Mehmet Göktaş: Güzel Bir Hicretle Hicret Etmek
Doğru Haber Genel Yayın Yönetmeni Mehmet Göktaş'ın Yazısını İktibas Ediyoruz.
Yarın hicretin 1439. Yılına giriyoruz, İslam alemi ve bütün insanlık için hayırlara vesile olsun.
Fakat ben başka bir hicretten, bizim bildiğimiz hicret olayından en az birkaç yıl önce, Müzzemmil suresindeki ‘güzel bir hicret'ten söz edeceğim.
Rasûlullah (sav) Mekke'den Medine'ye, bir kısım Müslümanların Habeşistan'a hicret etmelerinden önce biz bir başka hicret çeşidine şahid olmaktayız. Bu hicret; özellikle itikad açısından ve peşinden de amel bakımından müşriklerden sıyrılmaktır. Hem de onların dikkatlerini çekecek şekilde onlardan sıyrılıp uzaklaşmak.
Yalnız burada dikkat edilecek bir husus vardır ki, müşriklerin mahallelerinden, sokaklarından sıyrılıp uzaklaşma olayı yoktur. Bedenleri yine onların içinde, aynı sokakta hatta aynı evde bir arada yaşıyorlar fakat bununla birlikte müşriklerden her yönüyle apayrı bir kimlik ortaya koyuyorlar.
Ve bunu yaparken de en güzel bir şekilde yapıyorlar.
Müşriklerle beraber yaşıyorlar, aynı mahallede, aynı sokakta ve evdeler. Fakat onların karşısında yeni bir kimlik ortaya koyuyorlar.

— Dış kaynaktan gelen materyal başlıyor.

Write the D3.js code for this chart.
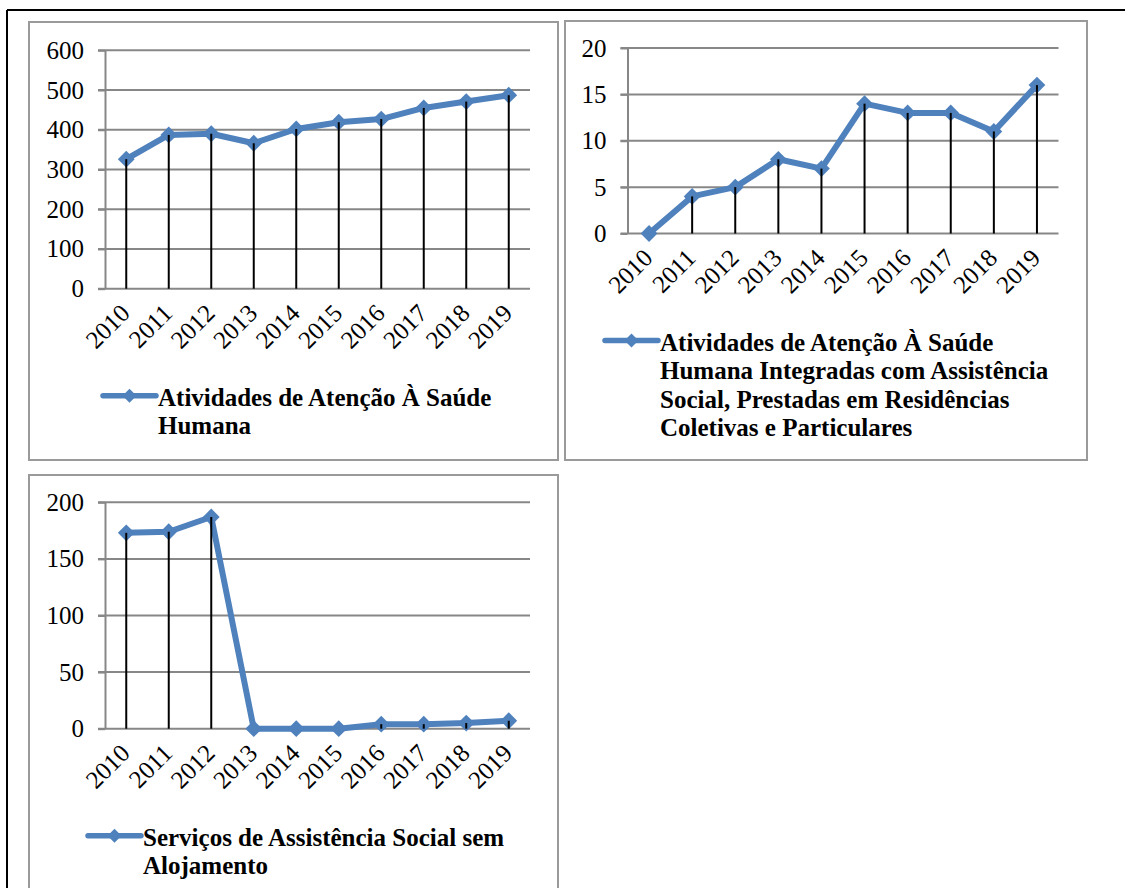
<!DOCTYPE html>
<html>
<head>
<meta charset="utf-8">
<script src="https://cdn.jsdelivr.net/npm/d3@7"></script>
<style>
  html, body { margin: 0; padding: 0; background: #fff; }
  svg { display: block; }
</style>
</head>
<body>
<svg id="chart" width="1125" height="888"></svg>
<script>
// ---- data ----
const years = ["2010","2011","2012","2013","2014","2015","2016","2017","2018","2019"];
const saudeHumana = [326, 387, 390, 366, 402, 419, 427, 455, 471, 487];
const saudeIntegrada = [0, 4, 5, 8, 7, 14, 13, 13, 11, 16];
const assistenciaSocial = [173, 174, 187, 0, 0, 0, 4, 4, 5, 7];
const ticksHumana = [0, 100, 200, 300, 400, 500, 600];
const ticksIntegrada = [0, 5, 10, 15, 20];
const ticksAssistencia = [0, 50, 100, 150, 200];
const legendHumana = ["Atividades de Atenção À Saúde", "Humana"];
const legendIntegrada = ["Atividades de Atenção À Saúde", "Humana Integradas com Assistência", "Social, Prestadas em Residências", "Coletivas e Particulares"];
const legendAssistencia = ["Serviços de Assistência Social sem", "Alojamento"];

// ---- layout ----
const BLUE = "#4F81BD";
const GRID = "#878787";
const FONT = "'Liberation Serif', 'Times New Roman', serif";
const svg = d3.select("#chart");

// outer frame
svg.append("line").attr("x1", 7).attr("x2", 1125).attr("y1", 10).attr("y2", 10)
  .attr("stroke", "#000").attr("stroke-width", 2);
svg.append("line").attr("x1", 7).attr("x2", 7).attr("y1", 10).attr("y2", 888)
  .attr("stroke", "#000").attr("stroke-width", 2);

const panels = [
  { box: [29, 22, 558, 460], plot: { x0: 105, x1: 530, yTop: 50.3, yBot: 288.7 },
    values: saudeHumana, ticks: ticksHumana, legend: legendHumana, legendX: 103 },
  { box: [565, 21, 1087, 460], plot: { x0: 627.5, x1: 1058.5, yTop: 48, yBot: 233.5 },
    values: saudeIntegrada, ticks: ticksIntegrada, legend: legendIntegrada, legendX: 605 },
  { box: [29, 475, 558, 900], plot: { x0: 105, x1: 530, yTop: 502.3, yBot: 728.7 },
    values: assistenciaSocial, ticks: ticksAssistencia, legend: legendAssistencia, legendX: 88 }
];

panels.forEach(p => {
  const [bx0, by0, bx1, by1] = p.box;
  svg.append("rect").attr("x", bx0).attr("y", by0)
    .attr("width", bx1 - bx0).attr("height", by1 - by0)
    .attr("fill", "#fff").attr("stroke", "#9a9a9a").attr("stroke-width", 2);

  const { x0, x1, yTop, yBot } = p.plot;
  const x = d3.scaleBand().domain(years).range([x0, x1]);
  const y = d3.scaleLinear().domain([0, d3.max(p.ticks)]).range([yBot, yTop]);
  const g = svg.append("g");

  // gridlines
  g.append("g").selectAll("line").data(p.ticks).join("line")
    .attr("x1", x0 - 7).attr("x2", x1)
    .attr("y1", d => y(d)).attr("y2", d => y(d))
    .attr("stroke", GRID).attr("stroke-width", 2);

  // y axis
  const ya = g.append("g").attr("transform", `translate(${x0},0)`)
    .call(d3.axisLeft(y).tickValues(p.ticks).tickSize(7).tickPadding(14).tickSizeOuter(0));
  ya.select(".domain").attr("stroke", GRID).attr("stroke-width", 2);
  ya.selectAll(".tick line").attr("stroke", GRID).attr("stroke-width", 2);
  ya.selectAll(".tick text").attr("font-family", FONT).attr("font-size", 25).attr("fill", "#000");

  // x axis labels
  const xa = g.append("g").attr("transform", `translate(0,${yBot})`)
    .call(d3.axisBottom(x).tickSize(0).tickSizeOuter(0));
  xa.select(".domain").remove();
  xa.selectAll(".tick text")
    .attr("font-family", FONT).attr("font-size", 25).attr("fill", "#000")
    .attr("text-anchor", "end").attr("y", 0).attr("dy", 0)
    .attr("transform", "translate(5,26) rotate(-45)");

  // series line
  const line = d3.line().x((d, i) => x(years[i]) + x.bandwidth() / 2).y(d => y(d));
  g.append("path").datum(p.values).attr("d", line)
    .attr("fill", "none").attr("stroke", BLUE).attr("stroke-width", 6)
    .attr("stroke-linejoin", "round");

  // markers
  const diamond = d3.symbol().type(d3.symbolDiamond2).size(180);
  g.append("g").selectAll("path").data(p.values).join("path")
    .attr("d", diamond)
    .attr("transform", (d, i) => `translate(${x(years[i]) + x.bandwidth() / 2},${y(d)})`)
    .attr("fill", BLUE);

  // drop lines
  g.append("g").selectAll("line").data(p.values).join("line")
    .attr("x1", (d, i) => x(years[i]) + x.bandwidth() / 2)
    .attr("x2", (d, i) => x(years[i]) + x.bandwidth() / 2)
    .attr("y1", d => y(d)).attr("y2", y(0))
    .attr("stroke", "#000").attr("stroke-width", 2);

  // legend
  const ly = yBot + 107;
  const lx = p.legendX;
  const lg = svg.append("g");
  lg.append("line").attr("x1", lx).attr("x2", lx + 53).attr("y1", ly).attr("y2", ly)
    .attr("stroke", BLUE).attr("stroke-width", 5.5).attr("stroke-linecap", "round");
  lg.append("path").attr("d", d3.symbol().type(d3.symbolDiamond2).size(125)())
    .attr("transform", `translate(${lx + 26.5},${ly})`).attr("fill", BLUE);
  lg.append("text").attr("x", lx + 55).attr("y", ly + 10)
    .attr("font-family", FONT).attr("font-size", 25).attr("font-weight", "bold").attr("fill", "#000")
    .selectAll("tspan").data(p.legend).join("tspan")
    .attr("x", lx + 55).attr("dy", (d, i) => i === 0 ? 0 : 28.5).text(d => d);
});
</script>
</body>
</html>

Müşriklerle aynı çatı altındalar, onlarla alışveriş yapıyorlar, her türlü sosyal münasebette bulunuyorlar, iç içeler. Fakat ilahlarının ilahlıklarını tanımıyorlar, putperestliğin göstergesi olan söz, tavır ve davranışlardan uzak duruyorlar.
Fakat söylediğimiz gibi kendilerini onlardan tecrid etmiyorlardı. Tam aksine, bunu müşrikler istiyor, Müslümanları aralarından çıkarmak, başka bir mahalleye atmak ve her türlü ilişkiyi kesmek istiyorlardı. Hatta onları zorbalıkla bir mahalleye sıkıştırıp tam üç yıl her türlü ambargoya tabi tutulmuşlardı.
Çünkü o günün Müslümanı müşrikler için gerçekten tehlikeliydi. Bir kere hepsi de azim doluydu, sebat doluydu, tepeden tırnağa enerjikti. Müslümanlar kendileri için çok kesin bir hat belirlemişler, tavır tespit etmişler, oradan geri adım atmıyorlar.
Üstelik toplumun içerisinde olduklarından durmadan aşkla ve şevkle tebliğde bulunuyorlardı. Bu durum müşrikler için gerçekten tehlikeliydi.
Ne gariptir ki bugünün mümini başkalarının içerisinden bedenen de sıyrılıp çıkmak istiyor, ayrı ayrı semtler oluşturmak istiyor, kendileri gibilerden oluşan bir çevre kurmak istiyor.
Çünkü erimekten korkuyor, kozmopolit toplum içerisinde erozyona uğramaktan, yok olup gitmekten, kendilerine benzeteceklerinden korkuyorlar.
Hâlbuki bu korku Mekke'de müşriklere aitti. Demek ki bugünün mümini enerji bakımından Mekke'nin ilk müminlerinden öylesine sönük durumdadır.
Mekke müminlerinin Medine'ye hicret sebepleri eriyip gitme korkusu değildi, müşriklere benzeme korkusu değildi. Hicretin sebebi müminlerden değil, müşriklerden geliyordu. Sürülüyorlardı, çıkarılıyorlardı memleketlerinden. Baskı ve işkence dayanılmaz boyutlara ulaşmıştı.
Şahsen azim ve sebat sahibi müminlerin bugün toplumdan sıyrılmalarına, ayrı ayrı mahalle ve semtler oluşturmasına, siteler oluşturmasına karşıyım.
Müminler eriyip gitmekten korkacağına, muhatapları müminlerin etkinliklerinden korksunlar, kendilerini etkilemelerinden korksunlar. Müminlerin böyle bir sorunu olmasın, bu sorun başkalarına, muhataplarına ait olsun. Mümin başkalarından değil, başkaları ondan, onun etki alanına girmekten kaçsın eğer kaçacaksa.
Fakat bütün bunları yaparken güzel yapmakla emrolunuyoruz. Kırmadan, dökmeden, yıkmadan, köprüleri yıkmadan.
Şimdi davet adına, tebliğ adına yapıp ettiklerimize bir de bu gözle bakalım.
Mübarek olsun Muharrem ayınız, 1439. Hicri yılınız.